AP Photo/Brittainy Newman

In the wake of Parkland, six years ago today, the state of Florida did something uncharacteristic for them. They went on a rampage of passing gun control. Among the measures passed were a red flag law and a ban on long gun sales to anyone under the age of 21.


Federal law already prohibited handgun sales for adults under 21, but folks in that age category could still by rifles and shotguns.

Florida upended that.

Now, they're trying to fix that mistake.

But that and other pro-gun measures are being attacked. They're not being hammered based on studies or anything remotely objective. They're being attacked because Parkland happened, which apparently means you can never be pro-gun again.

A day before the sixth anniversary of the mass shooting at Marjory Stoneman Douglas High School in Parkland, Florida Democrats condemned attempts to roll back provisions of the gun laws passed after that tragedy and considered what still needs to take place to make the state safer from gun violence.

The 2018 Marjory Stoneman Douglas Public Safety Act banned a person younger than 21 years old from purchasing a firearm but, for the second year in a row, House Republicans are trying to repeal that provision. However, the measure lacks a Senate sponsor, and Senate President Kathleen Passidomo has said she has no interest in moving that bill.

“Yet here we are, opening that wound through every committee it goes through, through a floor vote, right? Why are we doing this?” asked Broward County Democratic House Rep. Dan Daley in the remote news conference. “So as far as I’m concerned, candidly, that bill and so many others in this building this year are a slap in the face to my community, to the victims and their families, and really is absurd.”


The absurd thing is to believe that one awful tragedy should dictate the politics for the entire state until the end of time, especially when the issue wasn't with guns in the first place but a long history of law enforcement in the area giving the shooter a pass for his domestic abuse.

One arrested would have likely led to a conviction and he couldn't have lawfully bought anything.

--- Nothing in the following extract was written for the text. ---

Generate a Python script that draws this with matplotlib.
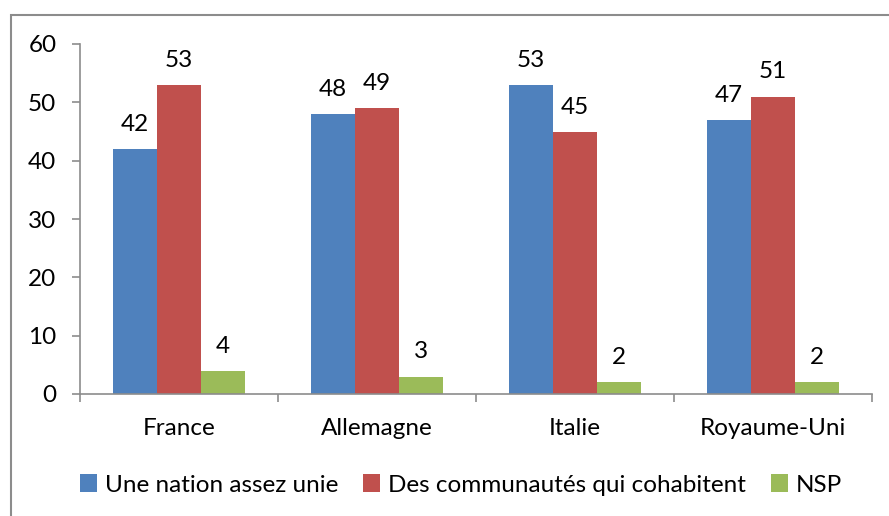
import numpy as np
import matplotlib
matplotlib.use('Agg')
import matplotlib.pyplot as plt
from matplotlib.patches import Rectangle

# ── Data ──────────────────────────────────────────
countries = ["France", "Allemagne", "Italie", "Royaume-Uni"]
series_names = ["Une nation assez unie", "Des communautés qui cohabitent", "NSP"]
unie = [42, 48, 53, 47]
communautes = [53, 49, 45, 51]
nsp = [4, 3, 2, 2]

colors = ["#4F81BD", "#C0504D", "#9BBB59"]
FS = 17.5

plt.rcParams['font.family'] = ['Lato', 'DejaVu Sans']

fig = plt.figure(figsize=(8.89, 5.16), dpi=100)
ax = fig.add_axes([80 / 889, 1 - 394 / 516, (872 - 80) / 889, (394 - 44) / 516])

# outer chart frame (only top/left visible in the crop)
fig.patches.append(Rectangle((11 / 889, -0.1), 1.2, 1 - 15 / 516 + 0.1,
                             transform=fig.transFigure, fill=False,
                             edgecolor="#8C8C8C", linewidth=1.5))

x = np.arange(len(countries))
w = 0.222
handles = []
for i, (vals, name) in enumerate(zip([unie, communautes, nsp], series_names)):
    bars = ax.bar(x + (i - 1) * w, vals, w, color=colors[i], label=name)
    handles.append(bars)
    for b, v in zip(bars, vals):
        ax.text(b.get_x() + b.get_width() / 2, v + 2.4, str(v),
                ha='center', va='bottom', fontsize=FS)

ax.set_xlim(-0.5, len(countries) - 0.5)
ax.set_ylim(0, 60)
ax.set_yticks(range(0, 61, 10))
ax.set_xticks(np.arange(-0.5, len(countries), 1.0))
ax.set_xticklabels([])
ax.set_xticks(x, minor=True)
ax.set_xticklabels(countries, minor=True, fontsize=FS)
ax.tick_params(axis='x', which='minor', length=0, pad=17)
ax.tick_params(axis='x', which='major', length=6, color="#8C8C8C", width=1.2)
ax.tick_params(axis='y', length=6, color="#8C8C8C", width=1.2, labelsize=FS, pad=11)

for s in ['top', 'right']:
    ax.spines[s].set_visible(False)
for s in ['left', 'bottom']:
    ax.spines[s].set_color("#8C8C8C")
    ax.spines[s].set_linewidth(1.2)

fig.legend(handles, series_names, loc='center', bbox_to_anchor=(461 / 889, 1 - 485 / 516),
           ncol=3, frameon=False, fontsize=FS, handlelength=0.7, handleheight=0.7,
           handletextpad=0.35, columnspacing=1.0)

fig.savefig("out.png", dpi=100)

But that didn't happen and anti-gun officials like Daley don't actually care about that. For all their rhetoric about the Rahimi case potentially allowing domestic abusers to be armed, they don't seem to care about actually punishing domestic abusers all that much.

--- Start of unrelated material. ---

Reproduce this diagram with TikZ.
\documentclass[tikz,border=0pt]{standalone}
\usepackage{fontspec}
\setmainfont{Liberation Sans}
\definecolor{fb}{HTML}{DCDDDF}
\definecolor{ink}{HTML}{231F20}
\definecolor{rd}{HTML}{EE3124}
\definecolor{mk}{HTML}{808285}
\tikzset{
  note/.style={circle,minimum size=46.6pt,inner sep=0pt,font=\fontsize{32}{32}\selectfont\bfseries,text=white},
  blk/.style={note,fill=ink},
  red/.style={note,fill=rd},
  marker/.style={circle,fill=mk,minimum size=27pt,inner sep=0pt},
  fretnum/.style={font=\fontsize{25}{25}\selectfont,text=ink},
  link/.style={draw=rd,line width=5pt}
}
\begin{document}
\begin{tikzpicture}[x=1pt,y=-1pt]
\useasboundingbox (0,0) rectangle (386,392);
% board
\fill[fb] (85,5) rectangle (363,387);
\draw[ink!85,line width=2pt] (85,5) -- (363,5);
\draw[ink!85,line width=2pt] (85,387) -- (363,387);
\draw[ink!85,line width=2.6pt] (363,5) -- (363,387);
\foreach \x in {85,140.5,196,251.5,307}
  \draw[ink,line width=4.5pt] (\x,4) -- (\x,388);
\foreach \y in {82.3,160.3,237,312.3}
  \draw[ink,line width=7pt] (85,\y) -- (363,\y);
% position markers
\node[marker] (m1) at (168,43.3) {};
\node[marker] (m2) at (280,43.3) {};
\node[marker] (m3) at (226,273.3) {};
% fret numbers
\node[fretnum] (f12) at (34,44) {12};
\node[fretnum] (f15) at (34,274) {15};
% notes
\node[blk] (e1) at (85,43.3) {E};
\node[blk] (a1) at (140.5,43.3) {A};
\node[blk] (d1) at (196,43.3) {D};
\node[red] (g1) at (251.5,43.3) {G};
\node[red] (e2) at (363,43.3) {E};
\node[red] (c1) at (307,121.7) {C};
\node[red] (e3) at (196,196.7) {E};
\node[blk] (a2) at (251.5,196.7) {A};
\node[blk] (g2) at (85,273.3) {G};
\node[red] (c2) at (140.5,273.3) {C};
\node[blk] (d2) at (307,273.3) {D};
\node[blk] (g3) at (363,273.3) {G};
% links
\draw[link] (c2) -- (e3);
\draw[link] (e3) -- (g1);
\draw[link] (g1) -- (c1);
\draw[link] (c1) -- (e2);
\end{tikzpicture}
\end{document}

Yet pro-gun legislation isn't a slap in anyone's face. It's the legislature trying to respect people's rights and undo the sins of the past.

What happened after Parkland wasn't based on what was best for Florida. It was the result of raw emotions triumphing over rational thought. Correcting that is the right thing to do.

However, some people think that what happened six years ago should dictate everything for all time. They call it "honoring" the memories of those killed.

“It’s one thing to remember — thoughts and prayers are one thing, but the real question that I’m interested is how will you honor them with action, and that’s the work that Democrats both in D.C. but also in Tallahassee and also in the state Legislature and municipal government across the state of Florida are thinking about and fighting for: How are we going to honor the lives that were taken with action to make sure that it never happens again?”


If you want to honor those lives, start a scholarship. Start a community program that addresses troubled kids and helps them get their life in order. Do literally anything that will actually improve the community, state, and nation as a whole.

Gun control isn't it because it does none of those things, no matter how much people try to claim otherwise.